* [Data shown]:
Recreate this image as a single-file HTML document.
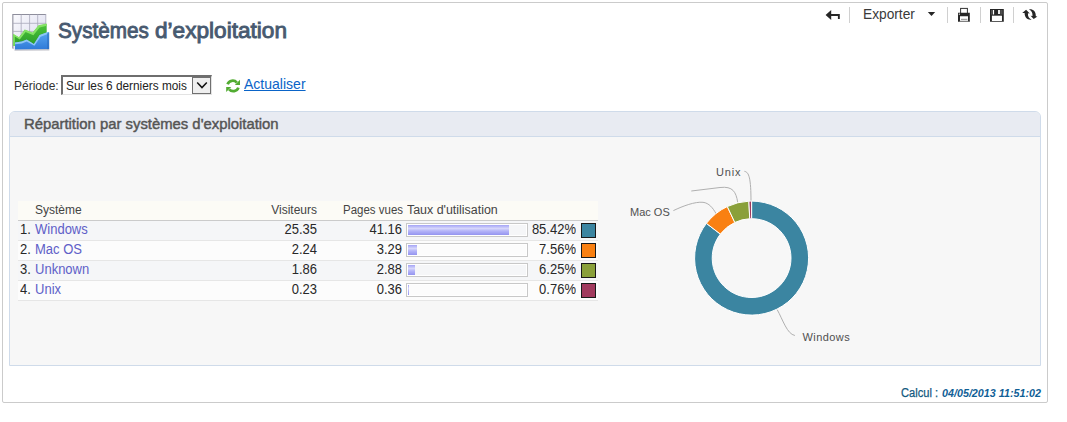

* * *

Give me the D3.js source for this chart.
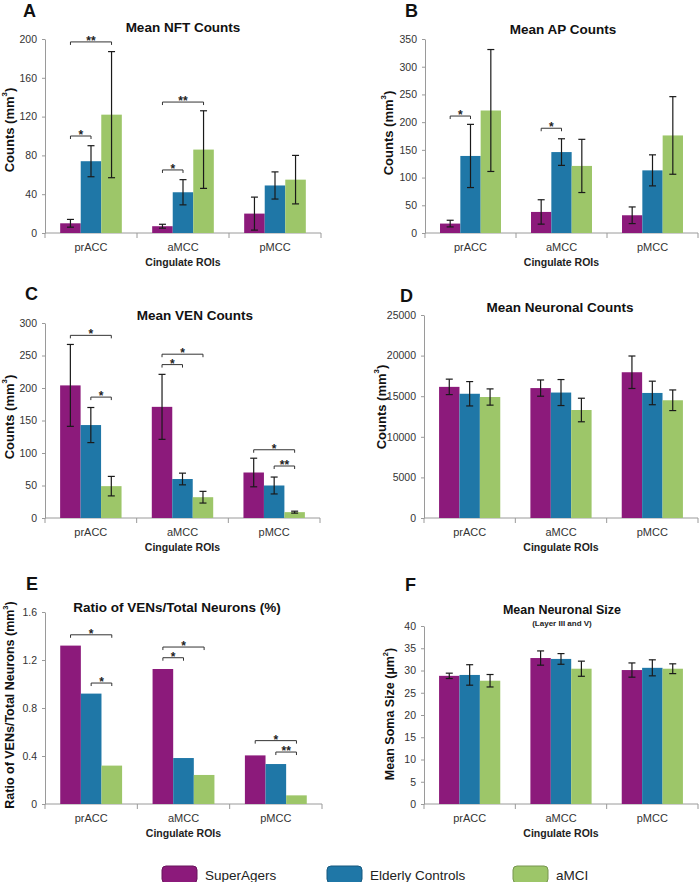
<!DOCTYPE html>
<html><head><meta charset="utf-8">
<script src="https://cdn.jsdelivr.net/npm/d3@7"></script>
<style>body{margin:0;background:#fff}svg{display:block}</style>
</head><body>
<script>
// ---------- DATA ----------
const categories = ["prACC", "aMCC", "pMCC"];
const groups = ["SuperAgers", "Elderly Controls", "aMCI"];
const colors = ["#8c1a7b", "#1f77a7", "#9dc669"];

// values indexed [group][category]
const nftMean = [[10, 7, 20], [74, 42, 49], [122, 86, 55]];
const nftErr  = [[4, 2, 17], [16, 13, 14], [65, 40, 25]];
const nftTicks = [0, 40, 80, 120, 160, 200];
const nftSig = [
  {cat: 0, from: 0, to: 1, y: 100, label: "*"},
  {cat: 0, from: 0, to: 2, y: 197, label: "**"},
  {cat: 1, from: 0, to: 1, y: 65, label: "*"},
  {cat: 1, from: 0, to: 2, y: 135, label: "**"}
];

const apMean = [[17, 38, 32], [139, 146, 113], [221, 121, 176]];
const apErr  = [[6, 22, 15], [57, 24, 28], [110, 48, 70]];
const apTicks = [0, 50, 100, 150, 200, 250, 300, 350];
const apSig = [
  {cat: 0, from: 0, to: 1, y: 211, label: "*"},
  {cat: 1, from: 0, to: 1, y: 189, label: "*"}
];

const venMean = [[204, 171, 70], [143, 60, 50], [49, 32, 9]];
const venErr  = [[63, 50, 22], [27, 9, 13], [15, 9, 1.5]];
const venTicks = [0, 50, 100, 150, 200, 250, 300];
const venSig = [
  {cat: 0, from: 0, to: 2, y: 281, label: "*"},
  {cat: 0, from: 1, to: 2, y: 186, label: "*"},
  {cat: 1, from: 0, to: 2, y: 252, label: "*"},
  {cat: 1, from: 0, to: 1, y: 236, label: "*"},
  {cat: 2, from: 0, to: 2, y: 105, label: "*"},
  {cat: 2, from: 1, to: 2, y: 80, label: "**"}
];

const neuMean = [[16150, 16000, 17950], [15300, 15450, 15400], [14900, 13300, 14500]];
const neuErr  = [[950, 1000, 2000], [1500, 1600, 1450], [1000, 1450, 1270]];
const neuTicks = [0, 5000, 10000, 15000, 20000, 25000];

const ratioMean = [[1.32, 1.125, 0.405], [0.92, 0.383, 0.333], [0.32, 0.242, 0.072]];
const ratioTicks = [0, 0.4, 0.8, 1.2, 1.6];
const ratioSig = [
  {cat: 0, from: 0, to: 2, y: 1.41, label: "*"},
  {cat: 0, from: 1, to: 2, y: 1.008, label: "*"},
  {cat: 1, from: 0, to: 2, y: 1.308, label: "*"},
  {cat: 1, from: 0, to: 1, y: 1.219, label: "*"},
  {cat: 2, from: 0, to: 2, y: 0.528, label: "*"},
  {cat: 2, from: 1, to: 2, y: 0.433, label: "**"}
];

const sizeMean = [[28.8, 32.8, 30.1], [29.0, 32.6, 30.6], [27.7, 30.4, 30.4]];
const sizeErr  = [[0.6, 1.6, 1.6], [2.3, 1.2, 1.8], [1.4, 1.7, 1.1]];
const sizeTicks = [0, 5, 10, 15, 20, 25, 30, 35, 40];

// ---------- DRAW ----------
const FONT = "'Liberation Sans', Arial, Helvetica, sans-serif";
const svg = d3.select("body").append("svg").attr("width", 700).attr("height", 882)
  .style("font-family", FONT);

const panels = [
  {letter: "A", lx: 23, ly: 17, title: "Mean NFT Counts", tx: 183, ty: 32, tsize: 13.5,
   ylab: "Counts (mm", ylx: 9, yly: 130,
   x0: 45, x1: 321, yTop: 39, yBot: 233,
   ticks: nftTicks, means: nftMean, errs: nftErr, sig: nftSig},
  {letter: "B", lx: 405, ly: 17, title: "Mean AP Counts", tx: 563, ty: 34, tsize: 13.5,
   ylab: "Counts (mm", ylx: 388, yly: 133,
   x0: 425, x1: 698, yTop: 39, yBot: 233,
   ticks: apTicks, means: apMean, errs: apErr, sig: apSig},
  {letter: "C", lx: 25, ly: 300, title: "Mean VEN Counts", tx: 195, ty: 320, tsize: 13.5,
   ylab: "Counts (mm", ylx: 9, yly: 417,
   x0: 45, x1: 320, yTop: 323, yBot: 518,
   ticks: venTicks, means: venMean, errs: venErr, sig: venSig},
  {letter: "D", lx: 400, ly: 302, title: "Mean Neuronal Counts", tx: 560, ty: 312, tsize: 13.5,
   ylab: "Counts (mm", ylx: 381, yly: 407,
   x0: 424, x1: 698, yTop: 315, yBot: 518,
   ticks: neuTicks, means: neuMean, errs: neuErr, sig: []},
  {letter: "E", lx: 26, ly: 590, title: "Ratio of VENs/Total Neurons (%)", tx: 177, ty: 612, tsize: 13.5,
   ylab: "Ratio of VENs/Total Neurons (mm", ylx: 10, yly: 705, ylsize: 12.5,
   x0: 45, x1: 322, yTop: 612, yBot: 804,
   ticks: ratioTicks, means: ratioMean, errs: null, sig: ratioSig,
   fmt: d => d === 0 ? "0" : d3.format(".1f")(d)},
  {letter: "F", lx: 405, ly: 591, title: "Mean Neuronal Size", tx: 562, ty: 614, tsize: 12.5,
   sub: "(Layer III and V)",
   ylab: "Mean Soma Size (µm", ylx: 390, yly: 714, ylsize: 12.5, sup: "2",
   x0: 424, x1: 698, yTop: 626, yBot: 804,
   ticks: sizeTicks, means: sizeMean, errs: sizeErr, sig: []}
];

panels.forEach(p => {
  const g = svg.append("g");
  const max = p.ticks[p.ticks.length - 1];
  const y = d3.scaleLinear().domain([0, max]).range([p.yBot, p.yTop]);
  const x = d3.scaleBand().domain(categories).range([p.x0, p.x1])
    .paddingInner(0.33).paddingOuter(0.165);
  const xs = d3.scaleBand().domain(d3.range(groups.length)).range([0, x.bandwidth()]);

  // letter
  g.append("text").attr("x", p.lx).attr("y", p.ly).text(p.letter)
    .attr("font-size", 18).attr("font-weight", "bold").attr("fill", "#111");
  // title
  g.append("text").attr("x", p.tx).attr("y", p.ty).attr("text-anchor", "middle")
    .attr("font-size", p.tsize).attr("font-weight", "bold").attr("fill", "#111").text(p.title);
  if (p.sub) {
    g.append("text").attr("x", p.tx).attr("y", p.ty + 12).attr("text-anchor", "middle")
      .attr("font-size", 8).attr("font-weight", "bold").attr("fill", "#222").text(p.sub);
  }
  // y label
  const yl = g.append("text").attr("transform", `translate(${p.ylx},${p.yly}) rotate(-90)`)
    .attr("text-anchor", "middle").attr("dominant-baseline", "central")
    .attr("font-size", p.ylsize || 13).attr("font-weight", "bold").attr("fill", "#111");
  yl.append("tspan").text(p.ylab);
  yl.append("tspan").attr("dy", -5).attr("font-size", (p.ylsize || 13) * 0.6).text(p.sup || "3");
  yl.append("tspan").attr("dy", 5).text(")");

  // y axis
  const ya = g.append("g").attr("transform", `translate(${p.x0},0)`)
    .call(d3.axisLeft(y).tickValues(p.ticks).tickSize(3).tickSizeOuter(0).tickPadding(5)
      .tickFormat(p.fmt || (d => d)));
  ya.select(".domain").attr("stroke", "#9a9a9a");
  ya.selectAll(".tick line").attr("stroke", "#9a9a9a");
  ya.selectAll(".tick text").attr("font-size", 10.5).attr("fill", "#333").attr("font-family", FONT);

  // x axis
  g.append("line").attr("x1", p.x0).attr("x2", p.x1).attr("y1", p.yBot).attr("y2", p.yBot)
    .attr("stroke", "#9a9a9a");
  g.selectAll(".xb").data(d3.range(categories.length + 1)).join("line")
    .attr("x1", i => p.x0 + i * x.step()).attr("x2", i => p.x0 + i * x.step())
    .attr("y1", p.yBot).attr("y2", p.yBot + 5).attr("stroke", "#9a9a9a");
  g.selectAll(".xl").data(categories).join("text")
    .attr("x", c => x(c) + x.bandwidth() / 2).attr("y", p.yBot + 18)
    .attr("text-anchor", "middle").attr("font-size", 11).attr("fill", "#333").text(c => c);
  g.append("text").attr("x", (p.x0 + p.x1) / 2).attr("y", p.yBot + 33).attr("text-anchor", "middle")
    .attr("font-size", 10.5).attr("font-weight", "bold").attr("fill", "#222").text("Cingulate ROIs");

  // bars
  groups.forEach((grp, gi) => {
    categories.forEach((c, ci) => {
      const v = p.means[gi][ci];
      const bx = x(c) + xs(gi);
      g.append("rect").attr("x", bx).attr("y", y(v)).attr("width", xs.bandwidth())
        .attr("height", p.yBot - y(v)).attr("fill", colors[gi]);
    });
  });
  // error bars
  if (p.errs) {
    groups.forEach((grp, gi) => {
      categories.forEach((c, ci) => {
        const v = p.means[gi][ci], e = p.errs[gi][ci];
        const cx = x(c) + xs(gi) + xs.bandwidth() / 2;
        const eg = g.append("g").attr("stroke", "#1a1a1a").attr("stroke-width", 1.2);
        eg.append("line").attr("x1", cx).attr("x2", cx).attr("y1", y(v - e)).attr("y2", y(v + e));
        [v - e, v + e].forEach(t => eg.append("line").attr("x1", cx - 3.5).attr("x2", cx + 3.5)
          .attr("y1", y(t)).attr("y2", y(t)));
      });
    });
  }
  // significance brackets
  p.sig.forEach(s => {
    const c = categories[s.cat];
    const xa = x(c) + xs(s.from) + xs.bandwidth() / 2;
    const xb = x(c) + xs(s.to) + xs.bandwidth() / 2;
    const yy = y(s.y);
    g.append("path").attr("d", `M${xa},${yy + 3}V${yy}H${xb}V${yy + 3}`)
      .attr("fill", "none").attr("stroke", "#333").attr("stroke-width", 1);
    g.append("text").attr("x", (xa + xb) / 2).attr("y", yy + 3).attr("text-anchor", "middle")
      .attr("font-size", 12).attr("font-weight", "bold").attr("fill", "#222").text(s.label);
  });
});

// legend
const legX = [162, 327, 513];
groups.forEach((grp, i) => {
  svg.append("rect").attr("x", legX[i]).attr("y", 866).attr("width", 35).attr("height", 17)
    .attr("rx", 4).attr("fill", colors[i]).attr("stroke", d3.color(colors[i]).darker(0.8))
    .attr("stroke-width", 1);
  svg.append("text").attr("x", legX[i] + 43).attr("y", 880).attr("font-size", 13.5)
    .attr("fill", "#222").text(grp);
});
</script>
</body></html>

* [Problem description]: Display every line of the listing that contains the string "this".

* [Task solution]:
Recreate this image as a single-file HTML document.
Give me the D3.js source for this chart.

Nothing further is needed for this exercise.